Additionally, Ally Brothers noted how she capitalized on experiential learning opportunities at Roanoke in saying, “Participating in Summer Scholars one year through the Honors Program and Psych department allowed me to do a deep independent study and customize my learning with close mentorship.” In reflecting on her internship, Ally added, “Dr. Jan Lynch served as the internship supervisor, and I remember that I did an internship with a brain injury rehabilitation center (such good experience). Dr Lynch and her husband invited all 15+ of us interns to their home and made us the best spaghetti with meat sauce, which we ate while gathering in their living room to discuss our internship experiences – we shared challenges, insights, and lots of laughter. The way she cared for and supported students was just remarkable!” 

We understand that choosing a career path can be hard, and you will likely even change your mind somewhere along your journey! Internships are a great way to immerse yourself in a field of interest to you and discern what you truly want your future career to entail. Sophia Bolton Jennings best highlighted this in saying, “I hadn’t considered nursing as a profession until the end of my Junior year at Roanoke. I was completing an internship at a local drug rehab facility where I found myself more drawn to the nurses workflow than that of the therapist I was working with. Upon this realization I went to my advisor, Dr. Powell, and she worked with me to get my pre-reqs in order (this included a summer at Roanoke doing the anatomy and physiology intensive course – which I loved!). The following fall I completed the application process. Even though I made the decision to go to nursing school later in my undergraduate career, the process of preparing for and applying to schools was made simple by the easy access to my advisors, something Roanoke prides itself on.”

Carly Schepacarter, MA, ATR-P, LGPC shared the immensely positive impact of undergraduate research on her professional journey. She wrote, “I cannot oversell the value of my research experience with Dr. Carter, my Honors in the Major project, and the extensive classroom instruction on research was to my success. It made research less scary and something that I feel confident in. This helped immensely in my graduate program to write my thesis and complete a research class, both of which were new and stressful tasks for the rest of my program. This has also helped in my job, where we are completing a 10-year longitudinal study and once again, my research knowledge and confidence has come in handy… It’s not something to be afraid of and knowing the ins and outs of a spreadsheet, literature review, and research study is one of my most valued assets.”

Before closing out our final week of alumni highlights, we want to extend our sincerest gratitude to all of our wonderful alumni who have shared reflections on their time at Roanoke College, as well as details about their professional roles! Their stories serve as a true testament to the breadth of opportunities available after studying psychology at Roanoke College. We also want to thank you, our readers, for joining us on this journey of discovery and inspiration!
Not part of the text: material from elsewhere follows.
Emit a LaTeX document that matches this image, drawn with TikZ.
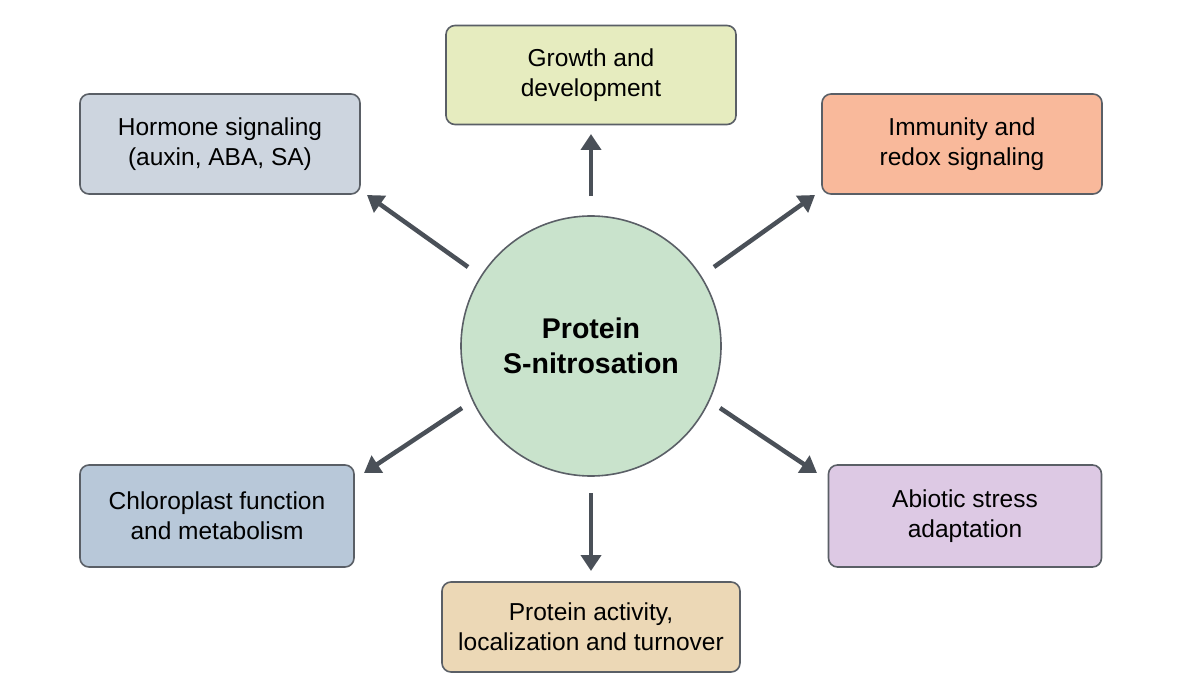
\documentclass[tikz,border=0pt]{standalone}
\usepackage{fontspec}
\setmainfont{Liberation Sans}
\usetikzlibrary{arrows.meta}
\definecolor{cg}{HTML}{E6ECBF}
\definecolor{ch}{HTML}{CDD5DF}
\definecolor{ci}{HTML}{F9B99B}
\definecolor{cc}{HTML}{B8C8D9}
\definecolor{ca}{HTML}{DDC9E4}
\definecolor{cp}{HTML}{ECD8B6}
\definecolor{cm}{HTML}{C9E3CC}
\definecolor{edge}{HTML}{5A5F66}
\definecolor{arr}{HTML}{4A5058}
\begin{document}
\begin{tikzpicture}[x=1pt,y=-1pt,
 box/.style={draw=edge,line width=1.6pt,rounded corners=9pt,align=center,font=\fontsize{24.5}{30}\selectfont,inner sep=0pt},
 arrow/.style={draw=arr,line width=4.5pt,-{Triangle[length=16pt,width=20pt]}}]
\useasboundingbox (0,0) rectangle (1183,690);
\fill[white] (0,0) rectangle (1183,690);
\node[circle,draw=edge,line width=1.6pt,fill=cm,minimum size=260pt,align=center,font=\bfseries\fontsize{28.5}{35}\selectfont] (c) at (591,346) {Protein\\S-nitrosation};
\path (591,357) coordinate (cc0);
\node[box,fill=cg,minimum width=290pt,minimum height=99pt] (g) at (591,75) {Growth and\\development};
\node[box,fill=ch,minimum width=280pt,minimum height=100pt] (h) at (220,144) {Hormone signaling\\(auxin, ABA, SA)};
\node[box,fill=ci,minimum width=280pt,minimum height=100pt] (i) at (962,144) {Immunity and\\redox signaling};
\node[box,fill=cc,minimum width=274pt,minimum height=102pt] (k) at (217,516) {Chloroplast function\\and metabolism};
\node[box,fill=ca,minimum width=273pt,minimum height=102pt] (a) at (965,516) {Abiotic stress\\adaptation};
\node[box,fill=cp,minimum width=298pt,minimum height=90pt] (p) at (591,627) {Protein activity,\\localization and turnover};
\coordinate (s1) at (591,196); \coordinate (e1) at (591,134);
\coordinate (s2) at (468,267); \coordinate (e2) at (367,195);
\coordinate (s3) at (714,267); \coordinate (e3) at (815,195);
\coordinate (s4) at (462,408); \coordinate (e4) at (364,473);
\coordinate (s5) at (720,408); \coordinate (e5) at (817,473);
\coordinate (s6) at (591,493); \coordinate (e6) at (591,571);
\foreach \n in {1,...,6} \draw[arrow] (s\n) -- (e\n);
\end{tikzpicture}
\end{document}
As you consider your own path, remember that your experiences at Roanoke College can provide a strong foundation for whatever career you choose to pursue. Whether you’re interested in counseling, research, education, or any other field, the skills and knowledge you gain here can help you make a positive impact in the world. Don’t hesitate to reach out to your professors or advisors for guidance as you navigate your future career path.